A string of movies and TV shows have been pulled or postponed since Friday’s shootings, while sporting events have held moments of silence and players have worn black armbands to honor the victims, 20 of whom were young children.
The Weinstein Company said that a premiere scheduled Tuesday in Los Angeles of “Django Unchained” – which is due to open on Christmas Day in US theaters – had been called off.
“Our thoughts and prayers go out to the families of the tragedy in Newtown, Connecticut, and in this time of national mourning we have decided to forgo our scheduled event,” said a Weinstein Company spokesperson.
The studio will still hold a screening for cast and crew and their friends and families, industry daily “Variety” reported.
Tarantino is known for screen violence, in movies from 1992’s “Reservoir Dogs” to 2009’s “Inglorious Basterds.”
In his new film, a slave-turned-bounty hunter sets out to rescue his wife from a brutal plantation owner.
The move came after the weekend premiere of Tom Cruise’s latest movie, “Jack Reacher” – about a homicide investigator probing a trained military sniper who shot five random victims – was postponed.

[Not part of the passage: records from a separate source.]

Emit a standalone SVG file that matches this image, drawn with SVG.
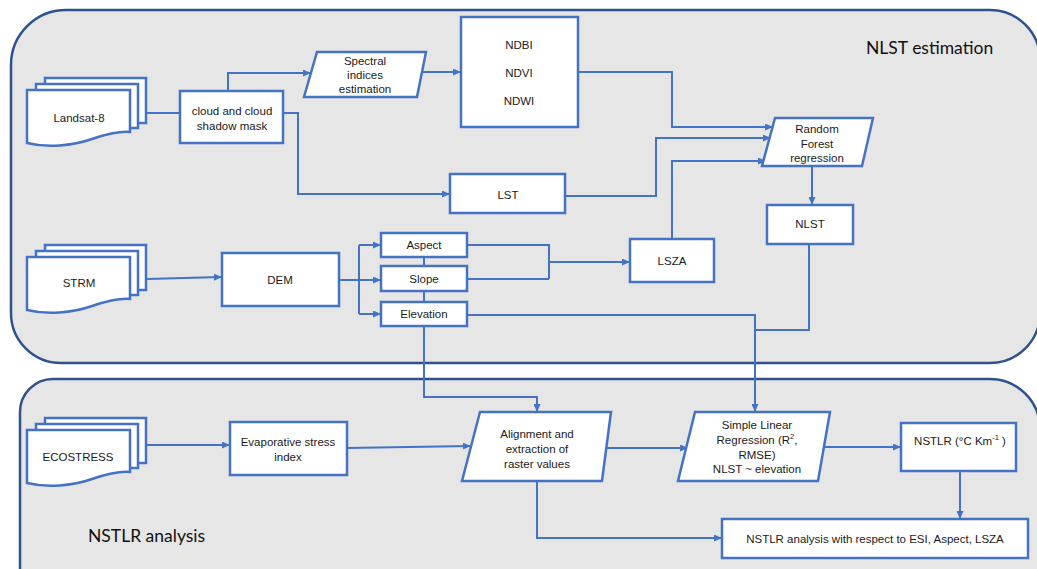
<svg xmlns="http://www.w3.org/2000/svg" xmlns:xlink="http://www.w3.org/1999/xlink" width="1037" height="569" viewBox="0 0 1037 569">
<style>
.panel{fill:#e7e6e6;stroke:#2f528f;stroke-width:2.5}
.box{fill:#fff;stroke:#4472c4;stroke-width:2.5}
.con{fill:none;stroke:#4472c4;stroke-width:2}
.arr{marker-end:url(#ah)}
.t{font-family:"Liberation Sans",Arial,sans-serif;font-size:11.5px;fill:#1a1a1a;text-anchor:middle;dominant-baseline:central}
.pl{font-family:Lato,"Open Sans",sans-serif;font-size:17.5px;fill:#111;dominant-baseline:central}
</style>
<defs>
<marker id="ah" markerWidth="8" markerHeight="7" refX="7" refY="3.5" orient="auto" markerUnits="userSpaceOnUse">
<path d="M0,0 L8,3.5 L0,7 Z" fill="#4472c4"/>
</marker>
<g id="mdoc">
<rect x="18" y="-12" width="101" height="45" class="box"/>
<rect x="9" y="-6" width="102" height="44" class="box"/>
<path d="M0,0 H103 V42 C92,41 80,44 65,49 C45,56 20,58 0,53 Z" class="box"/>
</g>
</defs>

<g id="panel-nlst">
<path class="panel" d="M66,10 H990 A50,50 0 0 1 1040,60 V313 A50,50 0 0 1 990,363 H61 A50,50 0 0 1 11,313 V65 A55,55 0 0 1 66,10 Z"/>
<text class="pl" x="866" y="47">NLST estimation</text>
</g>
<g id="panel-nstlr">
<path class="panel" d="M53,379 H990 A50,50 0 0 1 1040,429 V575 H20 V412 A33,33 0 0 1 53,379 Z"/>
<text class="pl" x="88" y="535">NSTLR analysis</text>
</g>

<g id="connectors">
<path class="con" d="M147,113 H180"/>
<path class="con arr" d="M228,91 V73 H310"/>
<path class="con arr" d="M283,113 H298 V194 H449"/>
<path class="con arr" d="M418,72 H460"/>
<path class="con arr" d="M578,72 H672 V127 H772"/>
<path class="con arr" d="M565,196 H656 V138 H770"/>
<path class="con arr" d="M672,239 V161 H765"/>
<path class="con arr" d="M812,166 V204"/>
<path class="con" d="M809,244 V330 H755"/>
<path class="con arr" d="M147,279 L221,277"/>
<path class="con" d="M339,280 H359 M359,245 V314"/>
<path class="con arr" d="M359,245 H380"/>
<path class="con arr" d="M359,280 H380"/>
<path class="con arr" d="M359,314 H380"/>
<path class="con" d="M424,257 V266 M424,291 V302"/>
<path class="con" d="M467,245 H549 V279 M467,279 H549"/>
<path class="con arr" d="M549,262 H629"/>
<path class="con arr" d="M467,315 H755 V411"/>
<path class="con arr" d="M424,326 V397 H537 V411"/>
<path class="con arr" d="M146,445 H229"/>
<path class="con arr" d="M347,448 L470,446"/>
<path class="con arr" d="M606,448 H687"/>
<path class="con arr" d="M822,447 H900"/>
<path class="con arr" d="M960,471 V518"/>
<path class="con arr" d="M537,481 V538 H721"/>
</g>

<g id="landsat"><use xlink:href="#mdoc" transform="translate(27,90)"/><text class="t" x="79" y="118">Landsat-8</text></g>
<g id="cloud"><rect class="box" x="180" y="91" width="103" height="52"/><text class="t" x="232" y="111">cloud and cloud</text><text class="t" x="232" y="126">shadow mask</text></g>
<g id="spectral"><path class="box" d="M317,52 H426 L417,97 H304 Z"/><text class="t" x="365" y="61">Spectral</text><text class="t" x="365" y="75">indices</text><text class="t" x="365" y="89">estimation</text></g>
<g id="indices"><rect class="box" x="461" y="17" width="117" height="110"/><text class="t" x="519" y="45">NDBI</text><text class="t" x="519" y="73">NDVI</text><text class="t" x="519" y="101">NDWI</text></g>
<g id="lst"><rect class="box" x="450" y="174" width="115" height="39"/><text class="t" x="508" y="195">LST</text></g>
<g id="rf"><path class="box" d="M775,118 H873 L862,166 H762 Z"/><text class="t" x="817" y="129">Random</text><text class="t" x="817" y="143.5">Forest</text><text class="t" x="817" y="158">regression</text></g>
<g id="nlst"><rect class="box" x="767" y="205" width="86" height="39"/><text class="t" x="810" y="224">NLST</text></g>
<g id="strm"><use xlink:href="#mdoc" transform="translate(27,257)"/><text class="t" x="79" y="283">STRM</text></g>
<g id="dem"><rect class="box" x="222" y="253" width="117" height="53"/><text class="t" x="280" y="280">DEM</text></g>
<g id="aspect"><rect class="box" x="381" y="233" width="86" height="24"/><text class="t" x="424" y="245">Aspect</text></g>
<g id="slope"><rect class="box" x="381" y="266" width="86" height="25"/><text class="t" x="424" y="278.5">Slope</text></g>
<g id="elevation"><rect class="box" x="381" y="302" width="86" height="24"/><text class="t" x="424" y="314">Elevation</text></g>
<g id="lsza"><rect class="box" x="630" y="239" width="84" height="43"/><text class="t" x="672" y="261">LSZA</text></g>
<g id="ecostress"><use xlink:href="#mdoc" transform="translate(27,430)"/><text class="t" x="78" y="457">ECOSTRESS</text></g>
<g id="esi"><rect class="box" x="230" y="422" width="117" height="53"/><text class="t" x="288" y="442">Evaporative stress</text><text class="t" x="288" y="457">index</text></g>
<g id="align"><path class="box" d="M480,412 H611 L602,481 H462 Z"/><text class="t" x="537" y="434">Alignment and</text><text class="t" x="537" y="449">extraction of</text><text class="t" x="537" y="464">raster values</text></g>
<g id="slr"><path class="box" d="M695,412 H830 L818,481 H678 Z"/><text class="t" x="757" y="425">Simple Linear</text><text class="t" x="757" y="440">Regression (R<tspan font-size="7.5" dy="-4">2</tspan><tspan dy="4">,</tspan></text><text class="t" x="757" y="455">RMSE)</text><text class="t" x="757" y="469">NLST ~ elevation</text></g>
<g id="nstlr"><rect class="box" x="901" y="423" width="115" height="48"/><text class="t" x="960" y="441">NSTLR (°C Km<tspan font-size="7.5" dy="-4">-1</tspan><tspan dy="4"> )</tspan></text></g>
<g id="analysis"><rect class="box" x="722" y="519" width="306" height="39"/><text class="t" x="875" y="539">NSTLR analysis with respect to ESI, Aspect, LSZA</text></g>
</svg>
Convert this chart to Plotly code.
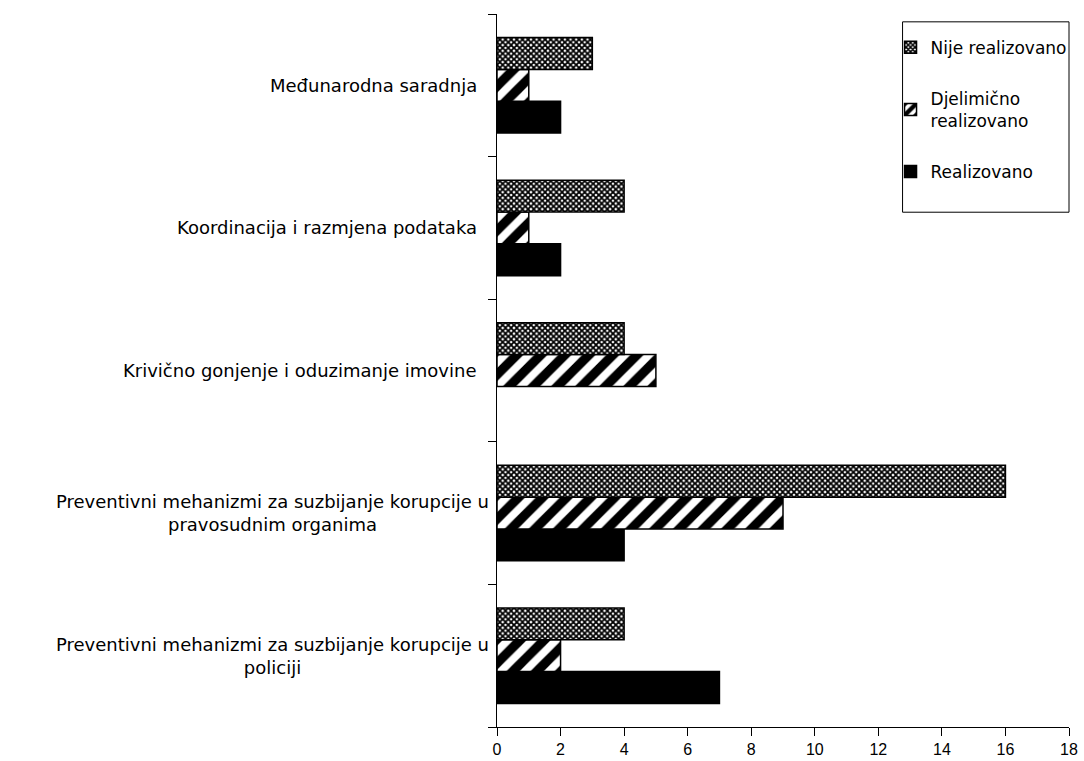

“Our hearts go out to all those who lost loved ones,” said studio Paramount, adding that it took the action “out of honor and respect for the families of the victims whose lives were senselessly taken.”
Fox canceled a weekend red carpet event and after-party for “Parental Guidance” starring Bette Midler and Billy Crystal “in light of the horrific tragedy.”
The studio also replaced planned broadcasts Sunday of episodes of “Family Guy” and “American Dad” to avoid any insensitivities to the massacre.
A moment of silence was observed at National Football League (NFL) games across the country Sunday to remember those killed in the normally peaceful town of Newtown, Connecticut.
While some events were canceled because of content, others did not appear to be.
PG-rated “Parental Guidance” got its parental warning for some rude humor, not for violence, according to the IMDb industry website.
Veteran crooner Barry Manilow postponed a planned Friday night show in Palm Desert, California until Sunday, saying on his website: “Perhaps this small gesture of solidarity will help support these families on this terrible day.”
Celebrities were quick to join online expressions of shock and sympathy.
Pop star Justin Bieber tweeted: “My prayers go out to all those suffering in this tragedy. it’s just wrong. Everyone please pray for them.”
“God have mercy!!!! No one deserves this! Praying for the families of the victims of the Connecticut shooting!! What a Christmas it will be,” added singer Rihanna on the micro-blogging site.